4. Performance Optimization:

Delta Lake Optimizations:
- OPTIMIZE & ZORDER BY: Periodically run OPTIMIZE to compact small files and ZORDER BY on frequently queried columns to improve query performance.
- Liquid Clustering: Use as a flexible alternative to partitioning and Z-Ordering for dynamic data distribution.
- Predictive I/O: Leverage Databricks' Photon engine for vectorized query execution and optimized I/O.
Cluster Sizing & Autoscaling: Configure clusters with appropriate instance types and enable autoscaling to match compute resources to workload demands.
Adaptive Query Execution (AQE): Ensure AQE is enabled (Spark 3.0+) for runtime query plan optimizations.
Broadcast Joins: Apply for small-to-large table joins to avoid costly shuffles.

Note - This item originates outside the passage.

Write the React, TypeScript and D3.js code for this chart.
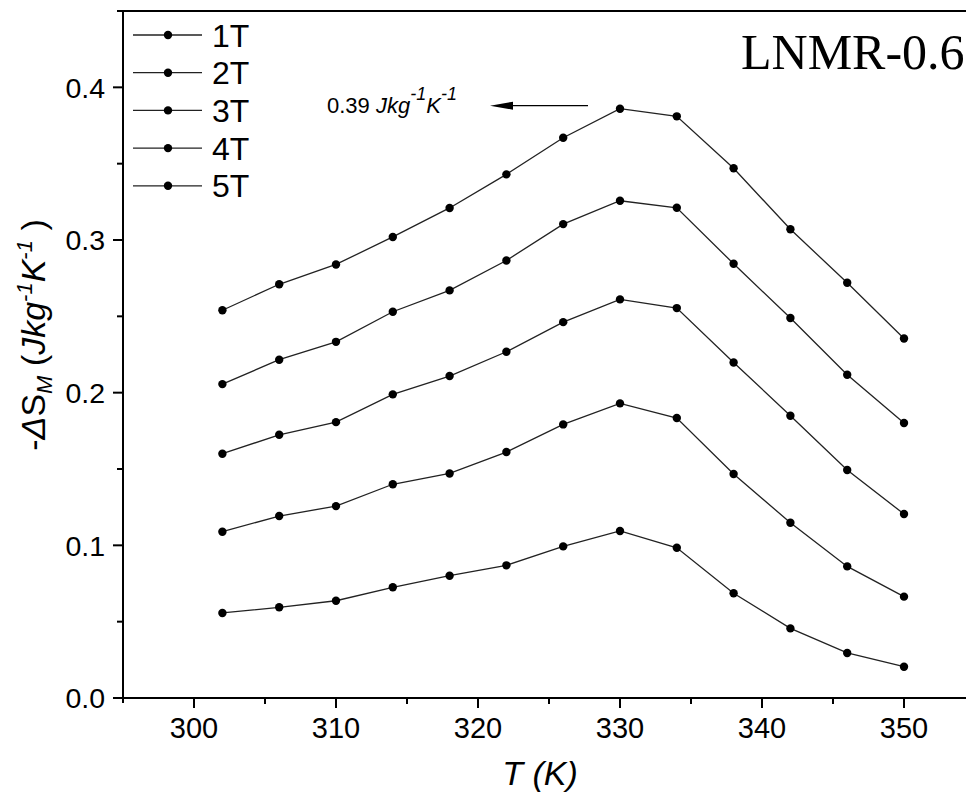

5. Data Governance & Security:

Unity Catalog: Centralize metadata, access control, auditing, and lineage for all data assets across your Lakehouse. Essential for robust governance.
Least Privilege: Implement strict access controls, granting only necessary permissions to users and service accounts.
Secrets Management: Use Databricks Secrets or cloud-native secret managers for credentials.

6. Observability & Monitoring:

Logging & Alerting: Implement comprehensive logging within pipelines and set up alerts for failures, performance degradation, or data quality issues.
Monitoring Tools: Utilize Spark UI, Databricks UI, and integrate with external monitoring systems (e.g., Prometheus, Grafana, cloud-native monitoring).
Data Lineage: Use Unity Catalog's lineage capabilities to track data flow and transformations.

7. CI/CD and Automation:

Databricks Repos: Integrate your notebooks and code with Git for version control and collaborative development.
Automated Testing: Incorporate unit, integration, and data quality tests into your CI/CD pipeline.
Job Orchestration: Use Databricks Workflows, Apache Airflow, or other orchestrators to schedule and manage pipeline execution.
Infrastructure as Code (IaC): Manage Databricks workspaces, clusters, and jobs using tools like Terraform.